The future of Scotland’s historic buildings is hoped to be preserved by the launch of a new £6.2m partnership aimed at training apprentices.
The National Trust have joined forces with the Hamish Ogston Foundation to give young people key heritage skills.
It comes as the industry faces an ageing workforce and a lack of training opportunities, which have caused a sharp decline in the sector.
Known as the Heritage Crafts Apprenticeship Programme, the scheme has been award to the National Trust by the funds of the Hamish Ogston Foundation.
52 Apprenticeships will be on offer, across the fields of stonemasonry, carpentry and joinery, resulting in either a Level 2 or Level 3 qualification.
The new partners have also committed to ensuring individuals benefit from a one-year post-apprentice work placement, designed by the National Trust.
Robert Bargery, Project Director for Heritage at the Hamish Ogston Foundation said: “Historic buildings are among Britain’s greatest assets and some of the finest are in the care of the National Trust.
“This is a chance for motivated young people to leave their mark on them, literally, and help ensure that these priceless works of art and architecture are passed to future generations in the best possible condition.
“This is part of a £25m investment the Hamish Ogston Foundation is making in heritage skills training and we are proud to be taking the lead in delivering another project of real value to the nation in the Platinum Jubilee year.”
The Hamish Ogston Foundation, created by the entrepreneur and philanthropist of the same name, spends its time focusing on heritage, health and music.
Their latest projects will see apprentices trained at various National Trust sites across the country, including Attingham Park, Fountains Abbey and Saltram.

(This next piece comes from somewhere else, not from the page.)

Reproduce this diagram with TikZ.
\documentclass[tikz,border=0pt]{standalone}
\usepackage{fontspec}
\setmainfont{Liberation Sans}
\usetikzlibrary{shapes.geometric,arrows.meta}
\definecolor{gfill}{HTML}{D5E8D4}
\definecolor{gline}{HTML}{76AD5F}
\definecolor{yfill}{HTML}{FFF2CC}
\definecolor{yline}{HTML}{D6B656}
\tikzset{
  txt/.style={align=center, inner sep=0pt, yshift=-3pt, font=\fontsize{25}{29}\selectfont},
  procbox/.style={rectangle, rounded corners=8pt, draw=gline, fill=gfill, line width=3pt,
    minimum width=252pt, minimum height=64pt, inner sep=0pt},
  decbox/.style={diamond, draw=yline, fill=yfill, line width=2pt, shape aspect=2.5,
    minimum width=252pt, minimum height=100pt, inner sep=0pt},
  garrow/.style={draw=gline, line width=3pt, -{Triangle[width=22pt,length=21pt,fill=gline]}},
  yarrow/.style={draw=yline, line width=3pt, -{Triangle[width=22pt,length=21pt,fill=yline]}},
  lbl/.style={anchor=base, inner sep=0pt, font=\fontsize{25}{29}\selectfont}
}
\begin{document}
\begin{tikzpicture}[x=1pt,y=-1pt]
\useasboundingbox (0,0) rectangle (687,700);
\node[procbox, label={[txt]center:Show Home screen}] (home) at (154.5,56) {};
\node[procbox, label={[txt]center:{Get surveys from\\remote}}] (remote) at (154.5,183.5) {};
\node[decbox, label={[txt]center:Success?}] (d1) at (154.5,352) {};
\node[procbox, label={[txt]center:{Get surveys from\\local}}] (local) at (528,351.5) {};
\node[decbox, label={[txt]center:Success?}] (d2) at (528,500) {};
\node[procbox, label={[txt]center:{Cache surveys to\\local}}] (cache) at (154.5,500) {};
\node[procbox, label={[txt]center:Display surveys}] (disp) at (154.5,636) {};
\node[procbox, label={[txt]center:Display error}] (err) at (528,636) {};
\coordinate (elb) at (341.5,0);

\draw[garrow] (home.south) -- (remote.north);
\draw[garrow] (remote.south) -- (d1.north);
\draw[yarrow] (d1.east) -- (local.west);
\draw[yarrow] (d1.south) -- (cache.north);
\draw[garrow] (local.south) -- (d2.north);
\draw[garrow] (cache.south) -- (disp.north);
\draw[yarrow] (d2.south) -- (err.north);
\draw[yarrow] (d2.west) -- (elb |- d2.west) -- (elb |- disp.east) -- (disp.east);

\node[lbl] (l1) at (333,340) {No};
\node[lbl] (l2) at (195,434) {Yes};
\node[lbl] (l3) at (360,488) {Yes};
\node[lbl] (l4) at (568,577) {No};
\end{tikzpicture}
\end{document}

Hilary McGrady, Director-General at the National Trust said: “Each of the extraordinary buildings and landmarks we look after is testament to thousands of hours of craft skills, and the care and dedication of generations past. Keeping these skills alive is fundamental to passing on our heritage for everyone to enjoy.
“We’re immensely grateful to the Hamish Ogston Foundation for this very generous support. It will enable apprentices across the country to get hands on with heritage, earning as they learn and gaining a nationally recognised qualification that will help them play a part in securing the future of our nations’ heritage.”
Figures published by Skills Development Scotland last month found that construction and related practices had the most new apprentices over the past year.
Over 6500 young people entered the field over 2021/22, while sport, health and social care ranked second with over 5700 new starts.